Yes, the World Series of Poker has begun, appropriately on 7/7/7, that combination of numbers the Vegas slots player waits her whole life to see. The biggest poker tournament in the world culminates with the Texas Hold' Em No-Limit main event. Entry numbers are down since the US banned online poker - Americans are no longer able to qualify on the web - but still thousands are taking part. The competition is open to anyone, or at least anyone with a spare $10,000. Last year, the winner got $12m.

I've lost you. Shouldn't this article be in the Features section? Or next to sudoku? Poker is clearly not a sport.

Why not? The sports desk dictionary (the cover and pages up to "Alabama" have fallen off due to overuse, so forgive me for not being able to tell the edition) defines "sport"

as "an individual or group activity pursued for exercise or pleasure, often taking a competitive form". Poker fits.

Other definitions might require a "sport" to involve physical exertion, which some would claim rules poker out. On the contrary, there are few sports that require the stamina, physically and mentally, necessary to beat 8000 poker players.

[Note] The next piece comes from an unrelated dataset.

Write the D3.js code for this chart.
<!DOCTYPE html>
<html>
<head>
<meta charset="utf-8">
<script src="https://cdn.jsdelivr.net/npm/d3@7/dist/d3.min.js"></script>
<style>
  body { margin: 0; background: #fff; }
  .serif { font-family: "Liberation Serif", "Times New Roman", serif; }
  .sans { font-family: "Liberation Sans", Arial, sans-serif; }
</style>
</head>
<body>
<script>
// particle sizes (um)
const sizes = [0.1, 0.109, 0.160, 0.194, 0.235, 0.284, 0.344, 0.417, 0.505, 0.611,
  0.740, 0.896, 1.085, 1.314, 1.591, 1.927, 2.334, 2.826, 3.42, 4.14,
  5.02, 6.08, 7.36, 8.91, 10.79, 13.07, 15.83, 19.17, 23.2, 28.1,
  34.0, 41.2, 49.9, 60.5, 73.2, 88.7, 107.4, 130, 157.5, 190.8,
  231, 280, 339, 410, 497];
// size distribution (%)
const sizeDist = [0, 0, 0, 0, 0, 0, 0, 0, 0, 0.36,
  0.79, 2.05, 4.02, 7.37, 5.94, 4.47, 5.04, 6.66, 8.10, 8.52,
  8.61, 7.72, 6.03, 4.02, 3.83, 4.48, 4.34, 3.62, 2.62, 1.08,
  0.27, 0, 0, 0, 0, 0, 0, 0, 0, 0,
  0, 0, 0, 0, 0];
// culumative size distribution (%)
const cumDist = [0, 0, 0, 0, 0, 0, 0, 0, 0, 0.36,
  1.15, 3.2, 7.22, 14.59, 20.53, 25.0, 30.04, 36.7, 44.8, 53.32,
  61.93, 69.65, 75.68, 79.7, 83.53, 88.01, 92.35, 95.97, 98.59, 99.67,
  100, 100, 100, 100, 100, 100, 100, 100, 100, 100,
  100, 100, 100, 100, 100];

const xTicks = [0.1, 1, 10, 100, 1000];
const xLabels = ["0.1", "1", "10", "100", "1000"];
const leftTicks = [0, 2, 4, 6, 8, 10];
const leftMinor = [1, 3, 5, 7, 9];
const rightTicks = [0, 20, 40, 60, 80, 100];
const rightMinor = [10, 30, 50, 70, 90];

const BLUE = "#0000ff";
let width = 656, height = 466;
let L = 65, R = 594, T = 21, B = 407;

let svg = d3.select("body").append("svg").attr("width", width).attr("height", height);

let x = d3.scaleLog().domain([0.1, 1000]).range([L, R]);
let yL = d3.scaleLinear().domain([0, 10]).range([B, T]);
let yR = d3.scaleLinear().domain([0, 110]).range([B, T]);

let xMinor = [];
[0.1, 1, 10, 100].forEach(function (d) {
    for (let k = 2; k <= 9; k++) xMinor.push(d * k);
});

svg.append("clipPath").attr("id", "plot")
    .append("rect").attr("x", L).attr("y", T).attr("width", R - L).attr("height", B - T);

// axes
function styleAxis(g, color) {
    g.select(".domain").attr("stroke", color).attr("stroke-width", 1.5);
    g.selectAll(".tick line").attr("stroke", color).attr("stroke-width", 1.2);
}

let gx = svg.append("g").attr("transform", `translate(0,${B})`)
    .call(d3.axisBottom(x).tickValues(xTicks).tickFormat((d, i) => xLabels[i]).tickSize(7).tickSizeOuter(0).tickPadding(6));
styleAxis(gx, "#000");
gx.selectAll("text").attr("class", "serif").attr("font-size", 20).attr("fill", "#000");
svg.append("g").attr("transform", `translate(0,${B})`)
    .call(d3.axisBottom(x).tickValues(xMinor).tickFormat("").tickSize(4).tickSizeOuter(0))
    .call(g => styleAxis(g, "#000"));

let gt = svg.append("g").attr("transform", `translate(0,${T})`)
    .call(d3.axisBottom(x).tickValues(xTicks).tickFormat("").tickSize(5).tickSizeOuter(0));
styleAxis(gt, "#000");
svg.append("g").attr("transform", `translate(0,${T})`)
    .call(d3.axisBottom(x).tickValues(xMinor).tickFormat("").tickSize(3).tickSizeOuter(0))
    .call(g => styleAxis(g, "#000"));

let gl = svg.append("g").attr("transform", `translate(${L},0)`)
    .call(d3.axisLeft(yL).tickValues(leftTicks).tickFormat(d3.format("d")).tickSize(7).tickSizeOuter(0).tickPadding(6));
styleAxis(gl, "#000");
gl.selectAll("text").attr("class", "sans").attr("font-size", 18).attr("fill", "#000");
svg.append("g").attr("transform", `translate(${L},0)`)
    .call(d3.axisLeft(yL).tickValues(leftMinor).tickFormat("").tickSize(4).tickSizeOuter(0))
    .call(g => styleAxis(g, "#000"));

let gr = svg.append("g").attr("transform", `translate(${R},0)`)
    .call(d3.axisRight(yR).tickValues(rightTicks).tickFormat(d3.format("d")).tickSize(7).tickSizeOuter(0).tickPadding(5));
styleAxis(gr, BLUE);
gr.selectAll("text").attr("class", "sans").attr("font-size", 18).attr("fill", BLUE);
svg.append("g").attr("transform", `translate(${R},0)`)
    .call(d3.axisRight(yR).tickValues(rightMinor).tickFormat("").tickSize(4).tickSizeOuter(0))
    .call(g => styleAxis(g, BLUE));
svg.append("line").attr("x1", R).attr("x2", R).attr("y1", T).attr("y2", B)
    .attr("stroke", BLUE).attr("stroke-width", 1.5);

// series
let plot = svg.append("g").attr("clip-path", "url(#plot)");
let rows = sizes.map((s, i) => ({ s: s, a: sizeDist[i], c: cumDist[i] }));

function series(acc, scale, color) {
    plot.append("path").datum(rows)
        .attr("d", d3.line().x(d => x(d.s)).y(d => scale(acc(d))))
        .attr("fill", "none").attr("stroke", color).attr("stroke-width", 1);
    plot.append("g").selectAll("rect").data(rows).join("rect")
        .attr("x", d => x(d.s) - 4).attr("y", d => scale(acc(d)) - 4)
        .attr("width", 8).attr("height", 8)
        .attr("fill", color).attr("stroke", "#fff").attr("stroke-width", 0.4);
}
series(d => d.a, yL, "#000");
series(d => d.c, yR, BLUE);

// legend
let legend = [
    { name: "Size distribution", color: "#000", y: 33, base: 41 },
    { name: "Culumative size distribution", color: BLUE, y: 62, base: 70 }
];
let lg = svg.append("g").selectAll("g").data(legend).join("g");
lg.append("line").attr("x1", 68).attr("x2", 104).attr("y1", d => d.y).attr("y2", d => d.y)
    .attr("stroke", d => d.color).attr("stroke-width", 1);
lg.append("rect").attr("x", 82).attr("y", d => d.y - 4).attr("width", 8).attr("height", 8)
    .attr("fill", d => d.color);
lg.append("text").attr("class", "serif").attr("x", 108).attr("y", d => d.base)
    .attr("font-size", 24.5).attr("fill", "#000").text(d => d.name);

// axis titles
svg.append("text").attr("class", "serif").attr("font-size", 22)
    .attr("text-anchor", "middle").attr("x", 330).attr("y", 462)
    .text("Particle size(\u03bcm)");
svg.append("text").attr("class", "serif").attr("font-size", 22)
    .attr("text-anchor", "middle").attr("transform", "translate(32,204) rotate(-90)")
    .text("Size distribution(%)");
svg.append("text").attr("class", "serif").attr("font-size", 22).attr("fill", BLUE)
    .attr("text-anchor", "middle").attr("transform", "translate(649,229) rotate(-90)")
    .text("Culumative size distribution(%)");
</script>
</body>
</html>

Contenders play for 12 hours a day for 11 days straight. The brain is working overtime, considering odds, trying to read body language, planning 10 steps ahead. Meanwhile, Novak Djokovic, say, is quitting because of a blister, and moaning mightily to anyone who'll listen about his workload. Diddums.

If we say physical exertion is the key feature of a sport, where does that leave snooker, with its pasty-faced, semi-alcoholic champions? Golf, where Colin Montgomerie's lithe figure is regarded enviously by his rivals? Darts . . . don't even get me started on darts. There are plenty of others, many of which we take great pride in bagging Olympic medals for: shooting and archery (sit on ground, pull string/trigger); sailing (sit on boat, point boat at wind); motorsport (sit in car, press brake/accelerator); all varieties of bobsled/luge/etc (sit on teatray, pray not to die).

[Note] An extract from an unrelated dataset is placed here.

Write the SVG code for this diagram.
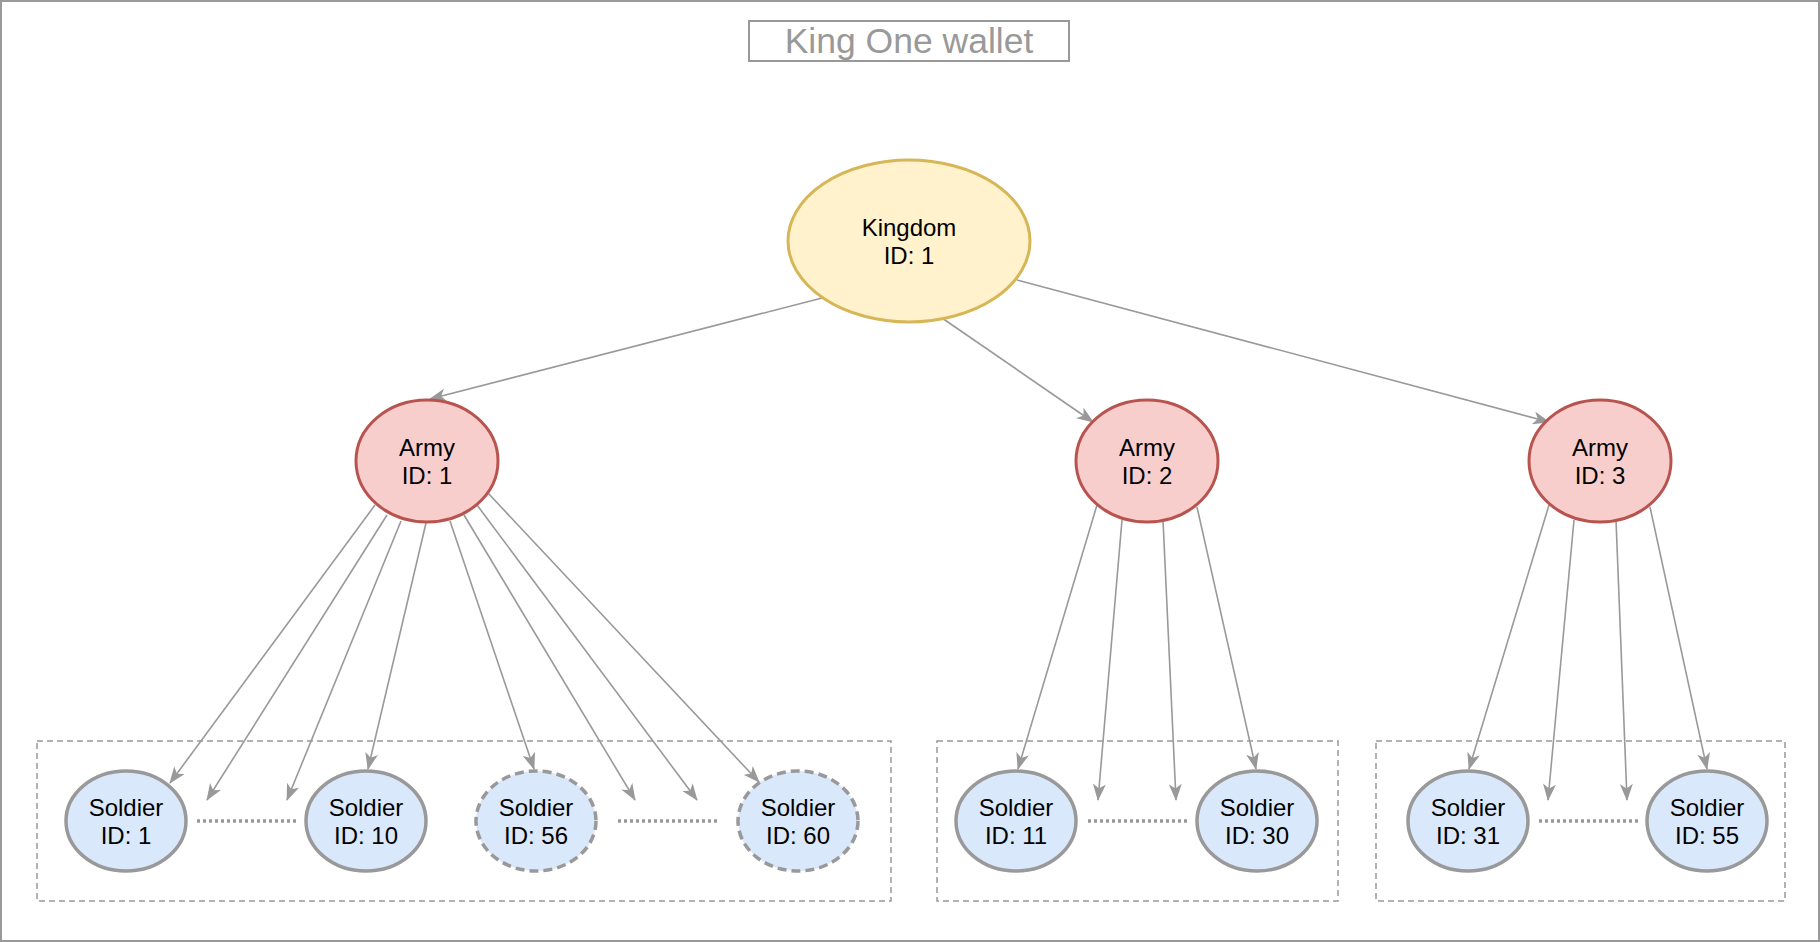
<svg xmlns="http://www.w3.org/2000/svg" width="1820" height="942" viewBox="0 0 1820 942">
<style>
.lbl{font-family:"Liberation Sans",Arial,sans-serif;font-size:24px;fill:#000;text-anchor:middle}
.title{font-family:"Liberation Sans",Arial,sans-serif;font-size:35.5px;fill:#999;text-anchor:middle}
.kingdom{fill:#fff2cc;stroke:#d6b656;stroke-width:3}
.army{fill:#f8cecc;stroke:#b85450;stroke-width:3}
.soldier{fill:#dae8fc;stroke:#999;stroke-width:3.5}
.ghost{fill:#dae8fc;stroke:#999;stroke-width:3.5;stroke-dasharray:9 5}
.group{fill:none;stroke:#999;stroke-width:1.5;stroke-dasharray:6 4}
.edge{fill:none;stroke:#999;stroke-width:1.6;marker-end:url(#arr)}
.dots{fill:none;stroke:#999;stroke-width:3.5;stroke-dasharray:3 3}
</style>
<defs>
<marker id="arr" viewBox="0 0 17 13" refX="16" refY="6.5" markerWidth="17" markerHeight="13" markerUnits="userSpaceOnUse" orient="auto">
<path d="M0,0 L17,6.5 L0,13 L4.5,6.5 Z" fill="#999"/>
</marker>
</defs>
<rect x="0" y="0" width="1820" height="942" fill="#fff"/>
<rect x="1" y="1" width="1818" height="940" fill="none" stroke="#999" stroke-width="2"/>
<g id="title">
<rect x="749" y="21" width="320" height="40" fill="none" stroke="#999" stroke-width="2"/>
<text class="title" x="909" y="53">King One wallet</text>
</g>
<g id="groups">
<rect class="group" x="37" y="741" width="854" height="160"/>
<rect class="group" x="937" y="741" width="401" height="160"/>
<rect class="group" x="1376" y="741" width="409" height="160"/>
</g>
<g id="connectors">
<line class="edge" x1="822" y1="298" x2="430" y2="399"/>
<line class="edge" x1="942" y1="318" x2="1093" y2="422"/>
<line class="edge" x1="1017" y1="280" x2="1549" y2="422"/>
<line class="edge" x1="375" y1="505" x2="170" y2="783"/>
<line class="edge" x1="387" y1="515" x2="207" y2="800"/>
<line class="edge" x1="401" y1="521" x2="287" y2="800"/>
<line class="edge" x1="426" y1="523" x2="368" y2="769"/>
<line class="edge" x1="450" y1="521" x2="534" y2="769"/>
<line class="edge" x1="464" y1="515" x2="635" y2="800"/>
<line class="edge" x1="477" y1="505" x2="697" y2="800"/>
<line class="edge" x1="488" y1="493" x2="759" y2="782"/>
<line class="edge" x1="1097" y1="505" x2="1018" y2="769"/>
<line class="edge" x1="1122" y1="520" x2="1098" y2="800"/>
<line class="edge" x1="1163" y1="520" x2="1176" y2="800"/>
<line class="edge" x1="1197" y1="507" x2="1256" y2="769"/>
<line class="edge" x1="1549" y1="505" x2="1469" y2="769"/>
<line class="edge" x1="1574" y1="520" x2="1548" y2="800"/>
<line class="edge" x1="1616" y1="520" x2="1627" y2="800"/>
<line class="edge" x1="1650" y1="507" x2="1707" y2="769"/>
<line class="dots" x1="197" y1="821" x2="298" y2="821"/>
<line class="dots" x1="618" y1="821" x2="717" y2="821"/>
<line class="dots" x1="1088" y1="821" x2="1187" y2="821"/>
<line class="dots" x1="1539" y1="821" x2="1638" y2="821"/>
</g>
<g id="kingdom1">
<ellipse class="kingdom" cx="909" cy="241" rx="121" ry="81"/>
<text class="lbl" x="909" y="236">Kingdom</text>
<text class="lbl" x="909" y="264">ID: 1</text>
</g>
<g id="army1">
<ellipse class="army" cx="427" cy="461" rx="71" ry="61"/>
<text class="lbl" x="427" y="456">Army</text>
<text class="lbl" x="427" y="484">ID: 1</text>
</g>
<g id="army2">
<ellipse class="army" cx="1147" cy="461" rx="71" ry="61"/>
<text class="lbl" x="1147" y="456">Army</text>
<text class="lbl" x="1147" y="484">ID: 2</text>
</g>
<g id="army3">
<ellipse class="army" cx="1600" cy="461" rx="71" ry="61"/>
<text class="lbl" x="1600" y="456">Army</text>
<text class="lbl" x="1600" y="484">ID: 3</text>
</g>
<g id="soldier1">
<ellipse class="soldier" cx="126" cy="821" rx="60" ry="50"/>
<text class="lbl" x="126" y="816">Soldier</text>
<text class="lbl" x="126" y="844">ID: 1</text>
</g>
<g id="soldier10">
<ellipse class="soldier" cx="366" cy="821" rx="60" ry="50"/>
<text class="lbl" x="366" y="816">Soldier</text>
<text class="lbl" x="366" y="844">ID: 10</text>
</g>
<g id="soldier56">
<ellipse class="ghost" cx="536" cy="821" rx="60" ry="50"/>
<text class="lbl" x="536" y="816">Soldier</text>
<text class="lbl" x="536" y="844">ID: 56</text>
</g>
<g id="soldier60">
<ellipse class="ghost" cx="798" cy="821" rx="60" ry="50"/>
<text class="lbl" x="798" y="816">Soldier</text>
<text class="lbl" x="798" y="844">ID: 60</text>
</g>
<g id="soldier11">
<ellipse class="soldier" cx="1016" cy="821" rx="60" ry="50"/>
<text class="lbl" x="1016" y="816">Soldier</text>
<text class="lbl" x="1016" y="844">ID: 11</text>
</g>
<g id="soldier30">
<ellipse class="soldier" cx="1257" cy="821" rx="60" ry="50"/>
<text class="lbl" x="1257" y="816">Soldier</text>
<text class="lbl" x="1257" y="844">ID: 30</text>
</g>
<g id="soldier31">
<ellipse class="soldier" cx="1468" cy="821" rx="60" ry="50"/>
<text class="lbl" x="1468" y="816">Soldier</text>
<text class="lbl" x="1468" y="844">ID: 31</text>
</g>
<g id="soldier55">
<ellipse class="soldier" cx="1707" cy="821" rx="60" ry="50"/>
<text class="lbl" x="1707" y="816">Soldier</text>
<text class="lbl" x="1707" y="844">ID: 55</text>
</g>
</svg>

Then there are the other "sports" where somebody just decides who's best: figure-skating; artistic gymnastics; synchronised swimming; etc. How can we call these sports when the matter of who wins or loses is an entirely subjective affair? In poker, the winner is clear: it's the man (or woman, as there are a surprisingly high number of women competitors) struggling to wheel $12m-worth of chips to the cashier's window.

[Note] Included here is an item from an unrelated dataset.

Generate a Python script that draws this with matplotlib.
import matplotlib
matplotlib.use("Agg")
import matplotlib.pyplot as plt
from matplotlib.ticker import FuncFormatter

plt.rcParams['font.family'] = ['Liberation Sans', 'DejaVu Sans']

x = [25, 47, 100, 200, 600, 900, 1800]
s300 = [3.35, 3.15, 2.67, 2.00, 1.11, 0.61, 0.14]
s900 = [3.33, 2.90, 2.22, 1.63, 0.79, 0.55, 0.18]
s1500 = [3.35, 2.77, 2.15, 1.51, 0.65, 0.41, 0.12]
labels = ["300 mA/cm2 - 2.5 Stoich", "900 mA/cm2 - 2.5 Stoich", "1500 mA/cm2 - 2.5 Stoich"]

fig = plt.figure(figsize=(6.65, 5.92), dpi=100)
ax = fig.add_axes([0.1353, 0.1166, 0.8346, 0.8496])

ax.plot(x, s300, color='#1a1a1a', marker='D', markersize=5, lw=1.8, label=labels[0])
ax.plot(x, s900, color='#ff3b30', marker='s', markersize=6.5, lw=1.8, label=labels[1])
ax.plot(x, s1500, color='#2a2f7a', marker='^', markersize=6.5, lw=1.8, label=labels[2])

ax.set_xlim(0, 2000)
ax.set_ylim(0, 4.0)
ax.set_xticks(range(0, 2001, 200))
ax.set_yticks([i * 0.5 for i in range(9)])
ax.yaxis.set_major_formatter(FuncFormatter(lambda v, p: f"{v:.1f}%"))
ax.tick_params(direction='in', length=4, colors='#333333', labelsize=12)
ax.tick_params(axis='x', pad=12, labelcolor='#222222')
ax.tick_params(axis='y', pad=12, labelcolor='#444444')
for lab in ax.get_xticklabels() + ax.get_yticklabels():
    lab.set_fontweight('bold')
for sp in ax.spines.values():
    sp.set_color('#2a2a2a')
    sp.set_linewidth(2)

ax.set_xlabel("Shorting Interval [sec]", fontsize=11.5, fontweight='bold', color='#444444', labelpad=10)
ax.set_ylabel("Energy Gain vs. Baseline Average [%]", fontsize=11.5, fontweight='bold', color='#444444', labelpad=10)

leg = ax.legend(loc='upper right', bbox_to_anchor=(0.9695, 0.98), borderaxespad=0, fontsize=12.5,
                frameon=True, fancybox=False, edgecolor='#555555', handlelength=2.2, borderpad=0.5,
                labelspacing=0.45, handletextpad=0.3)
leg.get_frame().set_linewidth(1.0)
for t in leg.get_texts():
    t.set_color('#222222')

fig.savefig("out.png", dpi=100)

Some will object to poker as a sport on the grounds that luck decides the winner. That is not true. Luck plays a major part, but in what great sport does it not? How often have you cursed those jammy b******s that knocked your team out of the cup?

Just as Roger Federer will nearly always beat Tim Henman, no matter how many points the plucky Brit wins off the net cord, a good poker player will nearly always beat a bad poker player (as I regularly find to my cost).

Some will object on moral grounds, but the money is just a way to keep score. And if we took that moral argument to its logical conclusion, what sports would be left?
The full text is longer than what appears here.